Although some think Le Monde has lost its prestige, Mr Agnès said: “Le Monde is less of an institution than it was. For a long time, it held an authority because of its moral rigour; today it remains a symbol.

“A newspaper like Les Echos is close to Beuve-Méry’s idea of a rigorous and informative newspaper. But Le Monde’s status also relies on the fact that it is the paper of the political and administrative elites, of the executives.”

Readers are commonly in liberal and entrepreneurial executive positions, making 43% of the readership.

“Le Monde also emphasises its editorial independence. While Le Figaro was managed by a plane manufacturer and Libération by a banker, the third ‘quality’ paper in Paris is the last one to remain independent.”

With falling circulations and advertising revenues, the cash crisis in the industry is reflected in the fact that owners Amaury have opened up Le Parisien/Aujourd’hui en France to buyer offers, just weeks after Next-RadioTV boss Alan Weill sold 80% of La Tribune to managing director Valérie Decamp for a token €1.

As Le Monde fights bankruptcy, there are claims its biggest crisis is not financial, but state control of the media: Mr Sarkozy’s has several media gurus as friends.

Mr Agnès says this is just media noise: “There were interventions from Sarkozy in a number of cases, but it is not true Sarkozy holds the microphone of journalists in French radio and TV channels, or even the pens of the written press.”

However, he admits Mr Sarkozy “made an enormous blunder” in ending the independence of the heads of public media (France Télévisions and Radio France) and gave himself the power to appoint the new company presidents.

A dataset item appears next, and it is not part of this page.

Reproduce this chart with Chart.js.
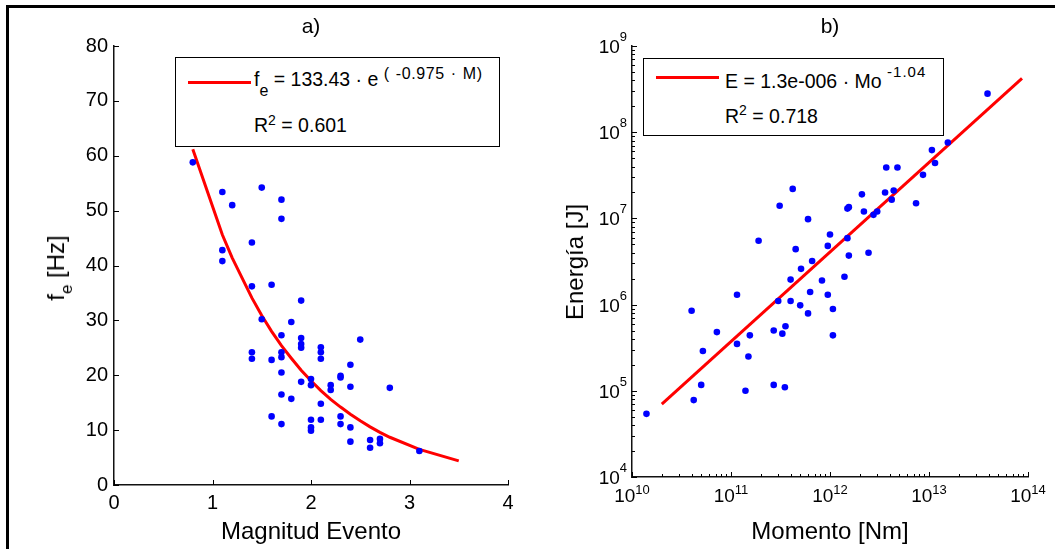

So, as other news organisations are losing independence, Bergé, Niel and Pigasse have committed e10m to refinancing Le Monde. This, with the journalists’ commitment to its ethics, its worldwide reputation and its status in France, should ensure the paper’s medium term future.

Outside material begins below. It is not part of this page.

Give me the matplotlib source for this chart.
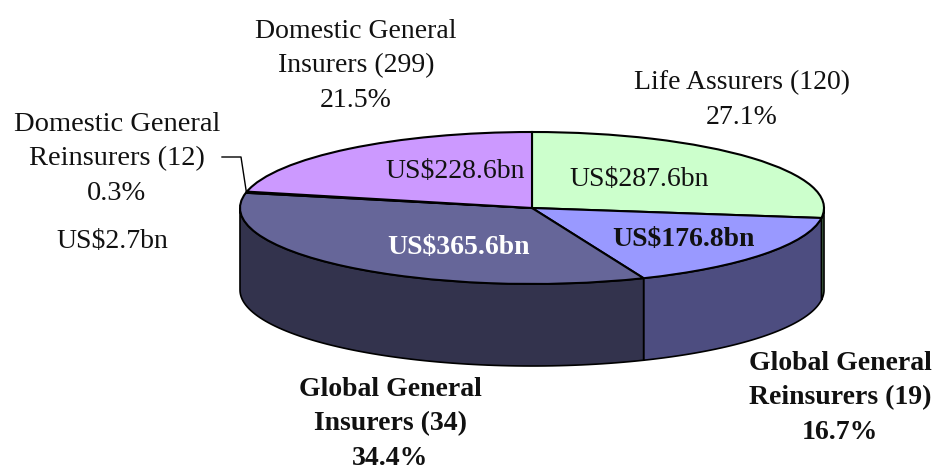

Newspapers trail magazines in French sales figures

France has the most magazines and magazine readers per inhabitant in the world, but journalist Yves Agnès says it is weak in daily newspaper readership. “The best-selling daily does not even sell 800,000 copies, so is nothing at all compared to the British or the Japanese.

“French daily newspapers have always been under-funded. The production costs are higher than elsewhere which means that the price for a single issue is a little too strong for the public, especially young people.”

Today, Le Monde costs e1.40 on the street but the total cost of putting together, producing and distributing the paper is €1.63. Advertising revenue is what keeps it afloat – and that has been hard hit over recent years. In the past decade, Le Monde has started to show signs of weakness and, since last year it has been on the brink of bankruptcy.

The new owners, especially Xavier Niel, will lead the drive on the internet, but Le Monde has been innovative in the past and its website went online on December 19, 1995. Its digital offshoot, Le Monde Interactif, also invests in fast-moving internet technologies. is now France’s leading information website and, in January 2010, saw more than 5.2 million visitors.

Mr Agnès said: “Today’s crisis is not the first one and Le Monde is not the only one to go through such a crisis. All the dailies outside Paris are in the same situation now.”

The newspaper is still the most-purchased French national daily abroad and the fourth in France after Le Parisien, Le Figaro and l’Equipe. The paper is available in 120 countries and was read, on an average, by 30,852 people abroad per month, compared to 3,234 for Le Parisien, 8,484 for l’Equipe and 9,674 for Le Figaro.

Its readership has become older – 26.3% are between 50-64, with the 35-49 age group following – but it is still younger than Le Figaro’s.